Следовательно, чтобы решиться выставить несколько строк перед новым изданием романа «На пути», нужен был серьезный мотив, нечто вроде законного повода к самообороне.
Вот он, этот мотив.
С тех пор как это сочинение поступило в продажу, моя переписка, и без того весьма обширная из-за споров, возбужденных романом «Без дна», стала такой огромной, что я был принужден или перестать отвечать на приходящие письма, или забросить всякую работу.
Впрочем, не имея возможности принести себя в жертву требованиям незнакомых людей, вероятно менее, чем я, занятых в жизни, я принял решение оставлять без удовлетворения вопросы, вызванные прочтением «На пути», но и выдержать этот приятный образ поведения не мог, потому что в некоторых случаях он мог бы стать весьма дурным делом.
В самом деле, отправителей таких писем можно разделить на две категории.
Одна — просто любопытные; под предлогом интереса к моей скромной персоне они хотят знать массу вещей, которые их не касаются, предъявляют претензию вламываться в мое жилище и разгуливать по моей душе, как по публичному месту.
Тут проблем не возникает: такие письма я сжигаю, и весь сказ. Но с другой категорией подобных посланий дело обстоит совсем иначе.
Эти письма, куда более многочисленные, приходят от людей, тревожимых благодатью, сражающихся с собою, призывающих и в то же время отталкивающих обращение к вере; нередко они присылаются и страждущими матерями, желающих получить в болезни или дурном поведении своих детей молитвенную помощь от монашествующих.
И все они просят меня откровенно сказать, существует ли на самом деле описанное мной аббатство, и если да, то помочь завязать сношения с ним; все желают, чтобы я упросил брата Симеона — ежели только я его не выдумал и ежели он действительно святой, как я это описал, а силой своей молитвы заступил за них.
И тут мое положение становится гораздо хуже. Не имея мочи отказать таким просьбам, я в конце концов пишу два послания: одно отправителю письма, пришедшего мне, другое в монастырь; иногда, если что-то надо уточнить или получить более подробные сведения, приходится писать и больше. А мне, повторяю, такая всепоглощающая роль усидчивого посредника между монахами и мирянами, совершенно не дает работать.

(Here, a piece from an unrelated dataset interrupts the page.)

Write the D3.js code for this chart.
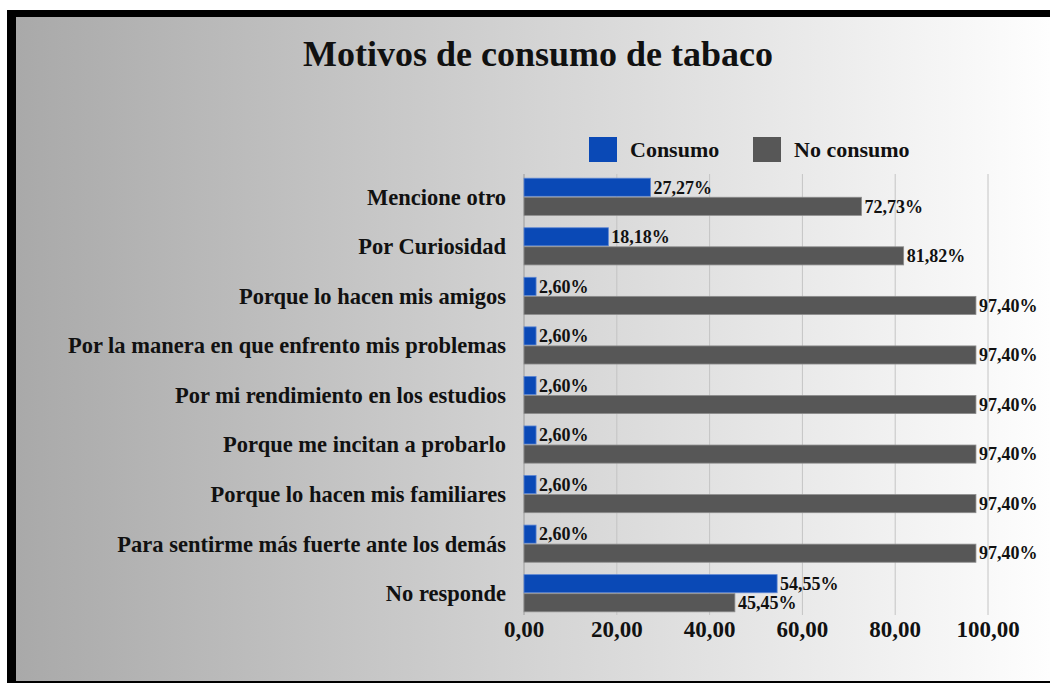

Как же быть, чтобы удовлетворить людей и не слишком погрешить против совести? Я нашел только один способ: ответить здесь всем добрым людям на все, раз и навсегда.
В общем, вопросы, которые мне обыкновенно задают, сводятся к следующим:
«Мы искали в перечне траппистских обителей Нотр-Дам де л’Атр и не нашли; нет его и в монастырских ежегодниках; итак, не выдумали ли вы его?»
И другой:
«Вымышленное ли лицо брат Симеон, а если вы писали его с натуры, то не приукрашен ли он, не канонизирован ли, так сказать, ради целей вашей книги?»
Ныне шум вокруг «На пути» унялся, и я могу не придерживаться всегда соблюдавшейся мной прежде скрытности насчет обители, где жил Дюрталь. Итак, сообщаю:
Обитель Нотр-Дам де л’Атр на самом деле называется Нотр-Дам д’Иньи и находится в департаменте Марна близ Фима.
Приведенные мной описания точны, сообщенные сведения об образе жизни в этом монастыре доподлинны, написанные мною портреты монахов списаны с реальных людей. Из соображений приличия я переменил лишь имена.
Скажу еще, что история Нотр-Дам де л’Атр, о которой рассказано в четвертой главе второй части, по всем пунктам относится к Иньи.
Аббатство действительно было основано в 1127 году святым Бернардом, имело во главе истинных святых, таких, как блаженный Гумберт, блаженный Геррик, мощи которого хранятся в раке под алтарем, необычайный Петр Одноглазый, почитавшийся Людовиком VII.
Как и все сестры обители, она хирела при коммендатариях[21], погибла при Революции; воскресла она в 1875 году. В этом году тщанием кардинала-архиепископа Реймсского маленькая колония цистерцианцев из монастыря Святой Марии в пустыне вновь населила древнее аббатство святого Бернарда и скрепила молитвенную связь, разорванную смутой.
Что же до брата Симеона, я сделал его простой и честный портрет без прикрас, фотографию без ретуши. Я ничего, как на это подчас намекают, не выпячивал, ничего не преувеличивал в интересах своего дела. Я написал его натуралистическим методом, таким, каков он есть — святым!